The second iteration

Updated Composite Pedal: 

Based on the failure during the proof loading of the prototype, I decided to make the arm and face one piece of foam instead of two. This made the face flush with the pedal arm and completely remove the 90-degree angle responsible for the stress concentration. As a result, the overall pedal face and arm is approximately 1/3 inch thinner. I also added a taper between the face and arm to further reduce force concentrations where it broke during proof loading and additional fillets around the arm and rear face connection. The flag size was kept the same. Instead of making the aluminum bracket out of bent sheet metal I used a CNC machined aluminum bracket that was co-cured with 2 layers of film adhesive between pedal arm and Aluma-prepped bracket. The same cure cycle was used as the prototype, also with a vacuum bag for debulking. 

The Back-up Aluminum Pedal

For risk management reasons we decided to make a backup pedal with an aluminum arm in case the composite one ended up breaking at a test day or during the competition. The face of the prototype was in good condition, so a slot was cut into it to epoxy in the aluminum arm. This was done to save time and materials instead of making an entirely new face. This pedal was not intended to ever be used, but due to an unfortunate failure of the composite pedal during pedal box assembly, it was used for one of our test days. 

We were unsure of the exact reason for the composite pedal failure as it was not being loaded as expected when it broke. The pedal base was being wrench tightened and a team member was using the pedal arm to brace the wrench when tightening. We suspected that the pedal either failed in fatigue because it broke on the rear side (compression face) or from the compression applied unexpectedly by the wrench.  

To prevent further failures due to our uncertainty around the composite pedal breaking, we decided to change the design to an aluminum arm and composite face. While this means that we did not meet our goal of successfully designing and using a composite throttle pedal and arm, we felt that it would be the safest option in the amount of time remaining before competition. 

The Final Pedal Iteration

Final Design Adjustments: 

I designed an aluminum throttle pedal arm in SolidWorks using FEA and inspiration from the brake pedal arm to come up with the shape. I figured out the required width of the arm by completing iterative loading simulations as the maximum width is constrained by the throttle stop. I then made triangle cut outs to help reduce the weight and added tapers between the thicker parts at the force concentrations by using fillets and chamfers. 

Manufacturing: 

The pedal arm was water jet cut out of 6061 aluminum billet. The composite pedal face was a rohacell foam core with 3 layers of 0/90-degree layup schedule twill carbon fibre. I added tapered slots on the back face to constrain the pedal arm and ensure that it was aligned correctly during the co-cure. The arm and face were co-cured with 2 layers film adhesive between them, and the arm was Aluma-prepped. The pedal was vacuum bagged, and oven cured at the same cure cycle. 

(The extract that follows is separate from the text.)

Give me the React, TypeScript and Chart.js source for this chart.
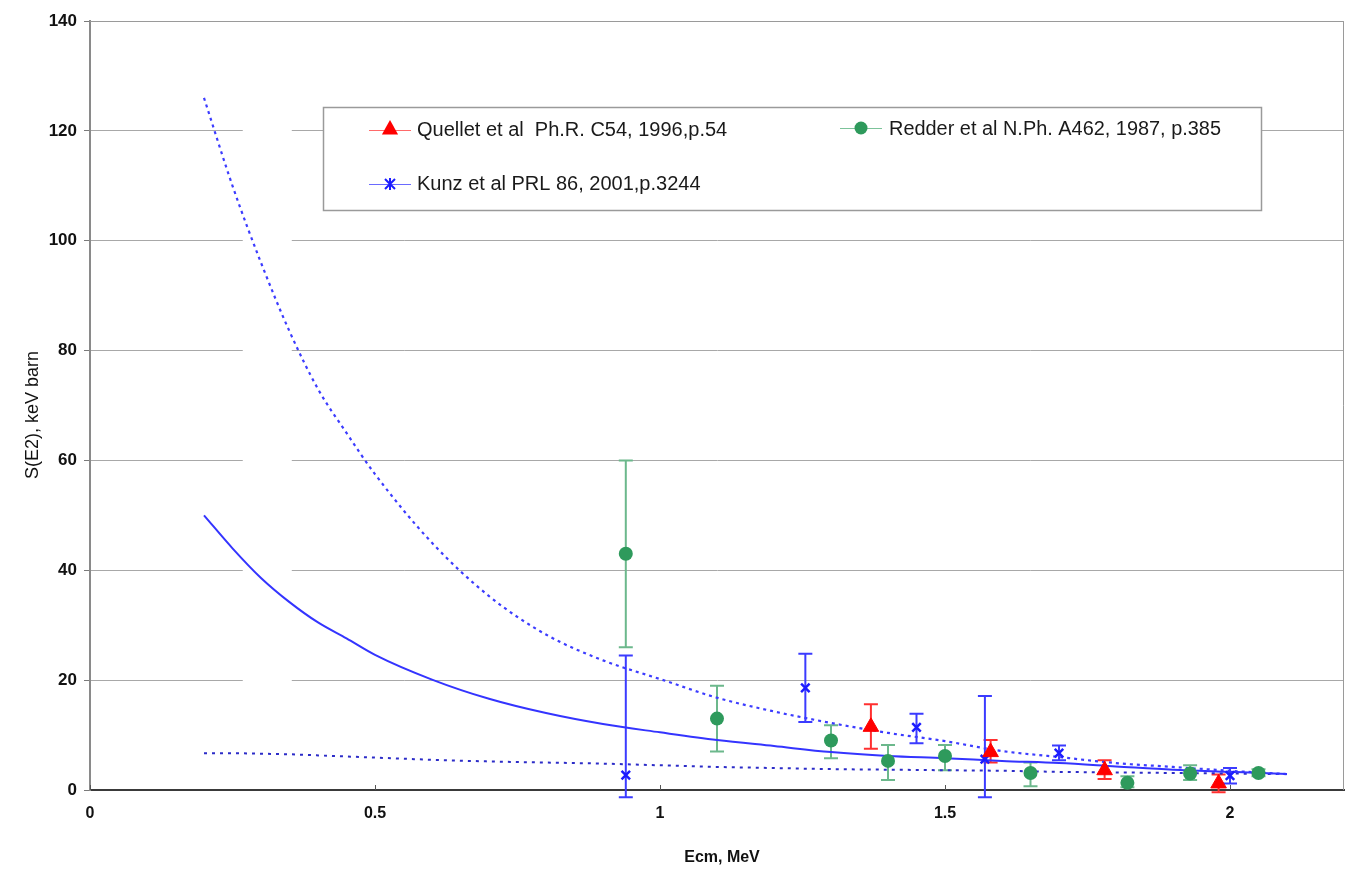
import { useEffect, useRef } from "react";
import { Chart, registerables } from "chart.js";

Chart.register(...registerables);

const FONT = '"Liberation Sans", Arial, Helvetica, sans-serif';

// Theory curves
const theoryE = [0.2, 0.25, 0.3, 0.35, 0.4, 0.45, 0.5, 0.6, 0.7, 0.8, 0.9, 1.0, 1.1, 1.2, 1.3, 1.4, 1.5, 1.6, 1.7, 1.8, 1.9, 2.0, 2.1];
const theorySolid = [50, 44, 38.6, 34.2, 30.5, 27.6, 24.6, 20.1, 16.6, 14.0, 12.0, 10.5, 9.1, 8.0, 6.9, 6.2, 5.8, 5.3, 4.9, 4.3, 3.7, 3.3, 2.9];
const theoryUpper = [126, 110, 96, 83.5, 73, 65, 57.5, 45, 35.3, 28.3, 23.6, 20.2, 16.8, 14.3, 12.2, 10.4, 8.9, 7.1, 6.0, 4.9, 4.2, 3.5, 2.9];
const theoryLower = [6.7, 6.7, 6.6, 6.5, 6.3, 6.1, 5.9, 5.5, 5.2, 5.0, 4.8, 4.5, 4.2, 4.0, 3.8, 3.7, 3.6, 3.5, 3.3, 3.2, 3.1, 3.0, 2.9];

// Quellet et al
const quelletE = [1.37, 1.58, 1.78, 1.98];
const quelletS = [11.5, 6.9, 3.6, 1.2];
const quelletHi = [15.6, 9.1, 5.4, 2.8];
const quelletLo = [7.5, 5.0, 2.0, -0.4];

// Redder et al
const redderE = [0.94, 1.1, 1.3, 1.4, 1.5, 1.65, 1.82, 1.93, 2.05];
const redderS = [43, 13, 9, 5.3, 6.2, 3.1, 1.3, 3.0, 3.1];
const redderHi = [60, 19, 11.8, 8.2, 8.2, 5.0, 2.5, 4.5, 3.8];
const redderLo = [26, 7, 5.8, 1.8, 3.6, 0.7, 0.5, 1.8, 2.5];

// Kunz et al
const kunzE = [0.94, 1.255, 1.45, 1.57, 1.7, 2.0];
const kunzS = [2.7, 18.6, 11.4, 5.6, 6.7, 2.6];
const kunzHi = [24.5, 24.8, 13.9, 17.1, 8.1, 4.0];
const kunzLo = [-1.3, 12.4, 8.5, -1.3, 5.4, 1.2];

const xTicks = [0, 0.5, 1, 1.5, 2];
const yTicks = [0, 20, 40, 60, 80, 100, 120, 140];

const legendLabels = [
  "Quellet et al  Ph.R. C54, 1996,p.54",
  "Redder et al N.Ph. A462, 1987, p.385",
  "Kunz et al PRL 86, 2001,p.3244",
];

const pts = (xs: number[], ys: number[]) => xs.map((x, i) => ({ x, y: ys[i] }));

const RED = "#ff0000";
const GREEN = "#2e9a5c";
const GREEN_ERR = "#6cb88c";
const BLUE = "#1c1cff";
const BLUE_ERR = "#3b3bff";

function drawTriangle(ctx: CanvasRenderingContext2D, x: number, y: number, r: number, color: string) {
  ctx.beginPath();
  ctx.moveTo(x, y - r);
  ctx.lineTo(x + r * 0.9, y + r * 0.6);
  ctx.lineTo(x - r * 0.9, y + r * 0.6);
  ctx.closePath();
  ctx.fillStyle = color;
  ctx.fill();
}

const customPlugin = {
  id: "custom",
  beforeDatasetsDraw(chart: any) {
    const { ctx, chartArea, scales } = chart;
    const xs = scales.x;
    const ys = scales.y;
    ctx.save();
    // gap in gridlines
    const g0 = xs.getPixelForValue(0.268);
    const g1 = xs.getPixelForValue(0.354);
    ctx.fillStyle = "#ffffff";
    ctx.fillRect(g0, chartArea.top + 2, g1 - g0, chartArea.bottom - chartArea.top - 4);
    // top & right border
    ctx.strokeStyle = "#9a9a9a";
    ctx.lineWidth = 1;
    ctx.beginPath();
    ctx.moveTo(chartArea.left, chartArea.top + 0.5);
    ctx.lineTo(chartArea.right - 0.5, chartArea.top + 0.5);
    ctx.lineTo(chartArea.right - 0.5, chartArea.bottom);
    ctx.stroke();
    // x tick marks (inside)
    ctx.strokeStyle = "#555";
    ctx.lineWidth = 1;
    xTicks.forEach((v) => {
      const px = Math.round(xs.getPixelForValue(v)) + 0.5;
      ctx.beginPath();
      ctx.moveTo(px, chartArea.bottom);
      ctx.lineTo(px, chartArea.bottom - 5);
      ctx.stroke();
    });
    // error bars
    chart.data.datasets.forEach((ds: any) => {
      if (!ds.errHi) return;
      ctx.strokeStyle = ds.errColor;
      ctx.lineWidth = 2;
      ds.data.forEach((p: any, i: number) => {
        const px = xs.getPixelForValue(p.x);
        const hi = ys.getPixelForValue(ds.errHi[i]);
        const lo = ys.getPixelForValue(ds.errLo[i]);
        const cap = 7;
        ctx.beginPath();
        ctx.moveTo(px, hi);
        ctx.lineTo(px, lo);
        ctx.moveTo(px - cap, hi);
        ctx.lineTo(px + cap, hi);
        ctx.moveTo(px - cap, lo);
        ctx.lineTo(px + cap, lo);
        ctx.stroke();
      });
    });
    ctx.restore();
  },
  afterDraw(chart: any) {
    const { ctx } = chart;
    ctx.save();
    // axis titles
    ctx.fillStyle = "#111";
    ctx.font = `bold 16px ${FONT}`;
    ctx.textAlign = "center";
    ctx.textBaseline = "middle";
    ctx.fillText("Ecm, MeV", 722, 858);
    ctx.save();
    ctx.translate(33, 415);
    ctx.rotate(-Math.PI / 2);
    ctx.font = `18px ${FONT}`;
    ctx.fillText("S(E2), keV barn", 0, 0);
    ctx.restore();

    // legend
    const bx = 323, by = 107, bw = 938, bh = 103;
    ctx.fillStyle = "#ffffff";
    ctx.fillRect(bx, by, bw, bh);
    ctx.strokeStyle = "#9a9a9a";
    ctx.lineWidth = 1.5;
    ctx.strokeRect(bx + 0.5, by + 0.5, bw, bh);

    ctx.font = `20px ${FONT}`;
    ctx.textAlign = "left";
    ctx.textBaseline = "middle";

    // Quellet
    let y = 130;
    ctx.strokeStyle = "#ff6a6a";
    ctx.lineWidth = 1;
    ctx.beginPath();
    ctx.moveTo(369, y + 0.5);
    ctx.lineTo(411, y + 0.5);
    ctx.stroke();
    drawTriangle(ctx, 390, y - 1, 9, RED);
    ctx.fillStyle = "#1a1a1a";
    ctx.fillText(legendLabels[0], 417, y, 312);

    // Redder
    y = 128;
    ctx.strokeStyle = "#7cc39a";
    ctx.beginPath();
    ctx.moveTo(840, y + 0.5);
    ctx.lineTo(882, y + 0.5);
    ctx.stroke();
    ctx.fillStyle = GREEN;
    ctx.beginPath();
    ctx.arc(861, y, 6.5, 0, Math.PI * 2);
    ctx.fill();
    ctx.fillStyle = "#1a1a1a";
    ctx.fillText(legendLabels[1], 889, y + 1, 332);

    // Kunz
    y = 184;
    ctx.strokeStyle = "#6a6aff";
    ctx.beginPath();
    ctx.moveTo(369, y + 0.5);
    ctx.lineTo(411, y + 0.5);
    ctx.stroke();
    ctx.strokeStyle = BLUE;
    ctx.lineWidth = 2;
    ctx.beginPath();
    ctx.moveTo(385, y - 5); ctx.lineTo(395, y + 5);
    ctx.moveTo(395, y - 5); ctx.lineTo(385, y + 5);
    ctx.moveTo(390, y - 6); ctx.lineTo(390, y + 6);
    ctx.stroke();
    ctx.fillStyle = "#1a1a1a";
    ctx.fillText(legendLabels[2], 417, y, 288);

    ctx.restore();
  },
};

export default function App() {
  const ref = useRef<HTMLCanvasElement>(null);
  useEffect(() => {
    document.body.style.margin = "0";
    const chart = new Chart(ref.current as HTMLCanvasElement, {
      type: "scatter",
      data: {
        datasets: [
          {
            label: legendLabels[0],
            data: pts(quelletE, quelletS),
            pointStyle: "triangle",
            pointRadius: 9,
            backgroundColor: RED,
            borderColor: RED,
            borderWidth: 1,
            showLine: false,
            order: 0,
            errHi: quelletHi,
            errLo: quelletLo,
            errColor: "#ff3030",
          } as any,
          {
            label: legendLabels[1],
            data: pts(redderE, redderS),
            pointStyle: "circle",
            pointRadius: 7,
            backgroundColor: GREEN,
            borderColor: GREEN,
            borderWidth: 0,
            showLine: false,
            order: 1,
            errHi: redderHi,
            errLo: redderLo,
            errColor: GREEN_ERR,
          } as any,
          {
            label: legendLabels[2],
            data: pts(kunzE, kunzS),
            pointStyle: "crossRot",
            pointRadius: 6,
            backgroundColor: BLUE,
            borderColor: BLUE,
            borderWidth: 2.5,
            showLine: false,
            order: 2,
            errHi: kunzHi,
            errLo: kunzLo,
            errColor: BLUE_ERR,
          } as any,
          {
            label: "theory",
            data: pts(theoryE, theorySolid),
            showLine: true,
            pointRadius: 0,
            borderColor: "#3434ff",
            borderWidth: 2,
            cubicInterpolationMode: "monotone",
            order: 3,
          } as any,
          {
            label: "upper",
            data: pts(theoryE, theoryUpper),
            showLine: true,
            pointRadius: 0,
            borderColor: "#3c3cff",
            borderWidth: 2.2,
            borderDash: [3, 4],
            cubicInterpolationMode: "monotone",
            order: 4,
          } as any,
          {
            label: "lower",
            data: pts(theoryE, theoryLower),
            showLine: true,
            pointRadius: 0,
            borderColor: "#2c2cc8",
            borderWidth: 2,
            borderDash: [3, 5],
            cubicInterpolationMode: "monotone",
            order: 5,
          } as any,
        ],
      },
      options: {
        animation: false,
        responsive: false,
        layout: { padding: { left: 0, top: 21, right: 6, bottom: 0 } },
        plugins: {
          legend: { display: false },
          tooltip: { enabled: false },
        },
        scales: {
          x: {
            type: "linear",
            min: 0,
            max: 2.2,
            afterBuildTicks: (s: any) => {
              s.ticks = xTicks.map((v) => ({ value: v }));
            },
            afterFit: (s: any) => {
              s.height = 81;
            },
            grid: { display: false, drawTicks: false },
            border: { display: true, color: "#3a3a3a", width: 2 },
            ticks: {
              padding: 14,
              color: "#111",
              font: { family: FONT, size: 16, weight: "bold" },
              callback: (v: any) => String(v),
            },
          },
          y: {
            type: "linear",
            min: 0,
            max: 140,
            afterBuildTicks: (s: any) => {
              s.ticks = yTicks.map((v) => ({ value: v }));
            },
            afterFit: (s: any) => {
              s.width = 90;
            },
            grid: {
              color: "#a8a8a8",
              lineWidth: 1,
              drawTicks: true,
              tickLength: 6,
              tickColor: "#7a7a7a",
            },
            border: { display: true, color: "#8a8a8a", width: 2 },
            ticks: {
              padding: 7,
              color: "#111",
              font: { family: FONT, size: 17, weight: "bold" },
            },
          },
        },
      },
      plugins: [customPlugin],
    } as any);
    return () => chart.destroy();
  }, []);
  return (
    <div style={{ width: 1354, height: 871 }}>
      <canvas ref={ref} width={1354} height={871} style={{ display: "block" }} />
    </div>
  );
}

The final pedal interfaced successfully with pedal box and ran at test day without any issues. Currently we are keeping the other aluminum pedal as a backup as it also ran successfully during a test day. While we were not able to run a fully composite throttle pedal this year, we are confident in our decision to return to an aluminum arm. There was not enough time to appropriately test and determine the exact causes of the failure of the composite pedal intended to run this year, but this is something that would be explore further after competition.